We call this our "Jean Model Photo Shoot"

    He was due August 3, 2009. Awesome (insert sarcastic face), Mikey's birthday was August 1. I didn't want the chance of them having the same birthday, so I agreed to an induction on July 28. I've posted my labor thoughs and issues here  in case you want to read those. Around 6:30-- right before shift change, Linc decided to make his appearance. I slept through most of the labor (highly drugged) and after 2 pushes, out came this tiny hairy guy. The first thing out of my mouth was "How big is he?" After gaining around 30 lbs all of us mommas pride ourselves in producing a big baby!
 
   They said, "Six pounds, twelve ounces."
 
   My response was, "That's all?!?!?!"
About 1 hour old
     I could smack myself still to this day for those being the first words out of my mouth about my new baby boy. Really??? As if he wasn't good enough right from the start. I have repented over and over again for those harsh words about my new baby.

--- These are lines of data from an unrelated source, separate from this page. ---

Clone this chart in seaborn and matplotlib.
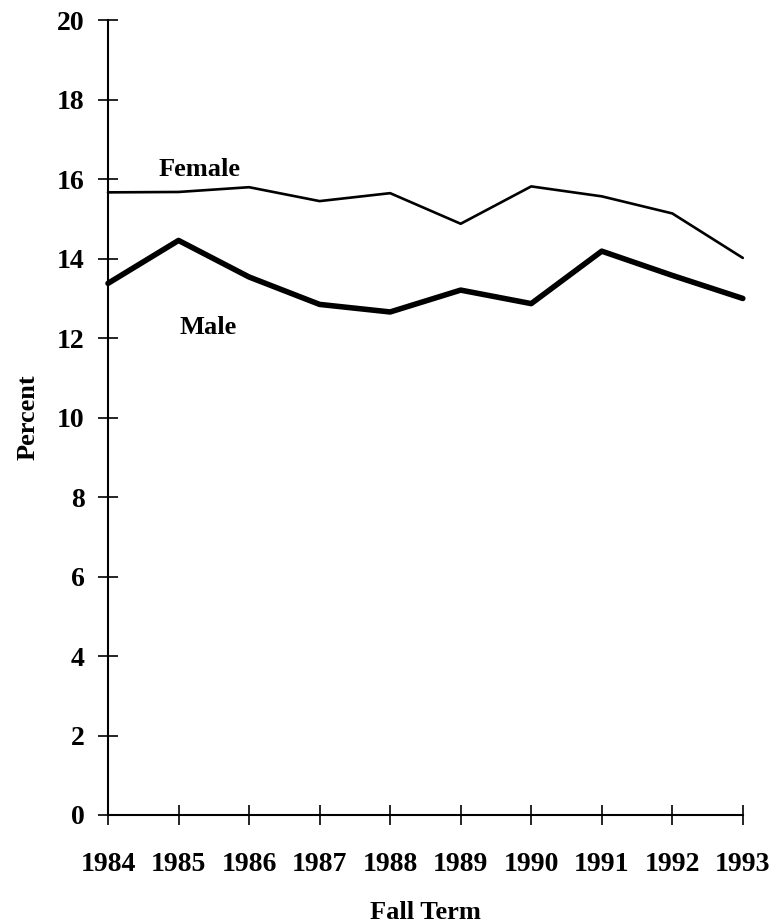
import pandas as pd
import matplotlib.pyplot as plt
import seaborn as sns

# data
years = [1984, 1985, 1986, 1987, 1988, 1989, 1990, 1991, 1992, 1993]
female_pct = [15.67, 15.68, 15.80, 15.45, 15.65, 14.88, 15.82, 15.57, 15.14, 14.02]
male_pct = [13.38, 14.46, 13.54, 12.85, 12.66, 13.21, 12.87, 14.19, 13.58, 13.00]
y_ticks = [0, 2, 4, 6, 8, 10, 12, 14, 16, 18, 20]

df = pd.DataFrame({"Year": years, "Female": female_pct, "Male": male_pct})

sns.set_theme(style="ticks")
plt.rcParams["font.family"] = ["Liberation Serif", "DejaVu Serif"]
plt.rcParams["font.weight"] = "bold"
plt.rcParams["text.color"] = "black"
plt.rcParams["axes.labelcolor"] = "black"
plt.rcParams["xtick.color"] = "black"
plt.rcParams["ytick.color"] = "black"

fig = plt.figure(figsize=(7.77, 9.24), dpi=100)
ax = fig.add_axes([0.139, 0.118, 0.817, 0.860])

sns.lineplot(data=df, x="Year", y="Female", color="black", linewidth=1.9, ax=ax)
sns.lineplot(data=df, x="Year", y="Male", color="black", linewidth=4.0, ax=ax)
for line in ax.lines:
    line.set_clip_on(False)
    line.set_solid_capstyle("round")
    line.set_solid_joinstyle("round")

ax.text(1984.71, 16.25, "Female", fontsize=19, fontweight="bold", va="center", ha="left")
ax.text(1985.02, 12.28, "Male", fontsize=19, fontweight="bold", va="center", ha="left")

ax.set_xlim(years[0], years[-1])
ax.set_ylim(0, 20)
ax.set_xticks(years)
ax.set_yticks(y_ticks)
ax.tick_params(direction="inout", length=14, width=1.2, labelsize=20)
for lab in ax.get_xticklabels() + ax.get_yticklabels():
    lab.set_fontweight("bold")
ax.tick_params(axis="x", pad=20)
ax.tick_params(axis="y", pad=10)

ax.set_xlabel("Fall Term", fontsize=19, fontweight="bold", labelpad=17)
ax.set_ylabel("Percent", fontsize=19, fontweight="bold", labelpad=12)

sns.despine(ax=ax)
ax.spines["left"].set_linewidth(1.5)
ax.spines["bottom"].set_linewidth(1.5)
ax.spines["left"].set_color("black")
ax.spines["bottom"].set_color("black")

fig.savefig("out.png", dpi=100)
plt.close()
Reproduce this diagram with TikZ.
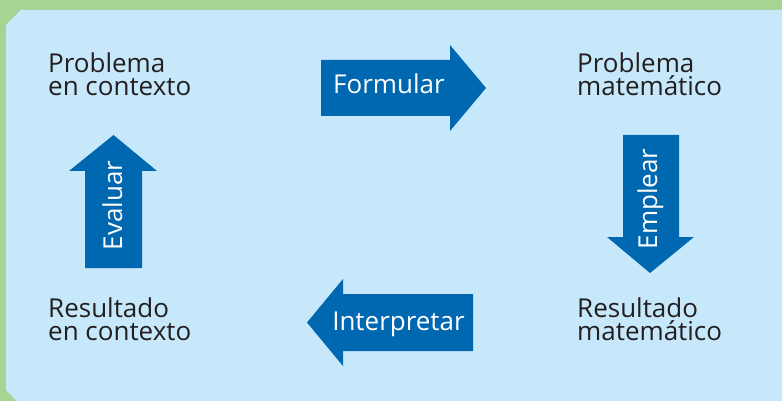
\documentclass[tikz,border=0pt]{standalone}
\usepackage{fontspec}
\setmainfont{Open Sans}
\usepackage{tikz}

\definecolor{panelblue}{HTML}{C6E8FA}
\definecolor{framegreen}{HTML}{A7D393}
\definecolor{arrowblue}{HTML}{0067B1}
\definecolor{labelink}{HTML}{231F20}

\tikzset{
  stage/.style={anchor=base west, align=left, inner sep=0pt, text=labelink,
    font=\fontsize{26}{22.5}\selectfont},
  verb/.style={anchor=base, inner sep=0pt, text=white,
    font=\fontsize{26}{22.5}\selectfont},
  bigarrow/.style={fill=arrowblue},
}

\begin{document}
\begin{tikzpicture}[x=1pt, y=-1pt]
  \useasboundingbox (0,0) rectangle (782,401);
  %% frame and panel
  \fill[framegreen] (0,0) rectangle (782,401);
  \fill[panelblue] (6,25) -- (21,10) -- (782,10) -- (782,401)
    -- (17,401) -- (6,390) -- cycle;

  %% the four stages (base = last line)
  \node[stage] (pctx) at (48,95.5) {Problema\\en contexto};
  \node[stage] (pmat) at (577,95.5) {Problema\\matemático};
  \node[stage] (rmat) at (577,340) {Resultado\\matemático};
  \node[stage] (rctx) at (48,340) {Resultado\\en contexto};

  %% block arrows of the cycle
  \fill[bigarrow] (321,60) -- (450,60) -- (450,45) -- (486,88)
    -- (450,131) -- (450,116) -- (321,116) -- cycle;
  \fill[bigarrow] (623,135) -- (679,135) -- (679,237) -- (694,237)
    -- (650,273) -- (607,237) -- (623,237) -- cycle;
  \fill[bigarrow] (473,294) -- (343,294) -- (343,279) -- (307,322.5)
    -- (343,366) -- (343,351) -- (473,351) -- cycle;
  \fill[bigarrow] (85,268) -- (85,171) -- (69,171) -- (113.5,135)
    -- (157,171) -- (142,171) -- (142,268) -- cycle;

  \node[verb] (formular) at (389,94) {Formular};
  \node[verb, rotate=90] (emplear) at (657,199) {Emplear};
  \node[verb] (interpretar) at (398.5,330) {Interpretar};
  \node[verb, rotate=90] (evaluar) at (122,205.5) {Evaluar};
\end{tikzpicture}
\end{document}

   I'm weird, I don't like to hold my babies until they are clean from all the blood and guts. So once he was clean, they handed him over. Oh my heavens. THE most beautiful thing I had ever seen. He had this precious little tiny man face and head full of dark maroon hair. Us mommas also pride ourselves in having hairy babies! Michael and I could tell in those first few hours of his life, that our little Linc was different from his brother and so very special

1 Day Old. How much do you love that hair and those tiny hands?
   I've shared in this post about my struggles with PPD after having a second baby. I've also shared that it was Linc who really began to break that idol I have called control. From feeding to sleeping to everything in between, Lincoln was, well, he was difficult. He didn't want to be held, he didn't want to sleep more than 2 hours, he didn't want to nurse long, he didn't want to do anything that all the perfect babies should do. Finally, around six weeks, I quit trying to mold him the way I molded his older brother and I started tuning in to him and noticing his cues as a baby, not just making him do what I thought he should. I finally started to peel off my clenched on layers of control and figuring it all out and giving it to God. I stated Phillipians at the beginning of this post. We are to obey, even when we feel a lack of His presence.  We are to do everything without grumbling and complaining. Even if that means getting up every 1.5 hours at night and holding a crying baby during the colicky witching hour for days upon days.  When we want to hang our head and give up, that is when He really is carrying us the most. I saw this quote one time that said "Even when we are face down on our knees, we can look up and there is the face of Jesus". So true. He was working in me. Preparing me and softening me.

Those lips!

this is still THE blankie

    It was almost daily with Lincoln, the Lord revealed just a little more of himself to me by peeling back another layer of my hard exterior. Michael and I are big fans of the early writings of Martin Luther. He is hilarious if you are into that old English sort of thing. He writes about how the purpose of our children is to sanctify us (i.e. grow us closer to God). God gives us these children to test us and teach us lessons. And my sweet lil firecracker has never stopped doing just that. I wrote a post about him just the other day.  He continues to challenge us daily. He is almost too smart for his own good.

1st brother photo

1st Birthday. His big cake had a Paul Frank monkey with red hair!
     But we adore him. He is so stinking funny! He has this crazy imagination. He is so smart! Yes, all parents say this about their kids, I know. But Linc was one of those kids who was talking in full sentences by his 1st birthday and knew all his colors, animals, and body parts by 18 mos. Poor Knox is 17 mos and still has no clue where his nose is. Lincoln is that true 'spirited' child in every sense of the word.  He is always on fire! And not in the hyperactive sense of the word, he is just always busy in his head.
3 months

   His teachers and peers either love him to death or really dislike him. There isn't really an in between. If you love him, it's because you get his quirks and individuality. It's because you get that he walks to his own beat. It's because you too understand that God is totally in control and so he makes us all in his image. As far as affection goes, Linc is more like a cat. You really have to work for it.  Just like how we had to work so hard to conceive him and how I had to work so hard to figure him out as a baby. The other two are pretty free with their love and hugs. Not Linc, he makes you work for it. Oh, but when he gives is and deems you worthy of his affection, how sweet it is. A hug and "I Wuv You" from Linc would make a statue crumble. Almost daily he looks up at me and softly says "I wuv you mommy. You are the prettiest princess". Tear!!!!

First and only Caney boy so far to go to ER with head wound and blood gushing!


    I am just madly in love with this little gingersnap of my own. Happy 4th Birthday to my awesome Lincoln!!!

3rd birthday
   It was Linc that God gave me in His own time to teach me that nothing is about me, it is all about Him. He gives us everything in his own timely manner.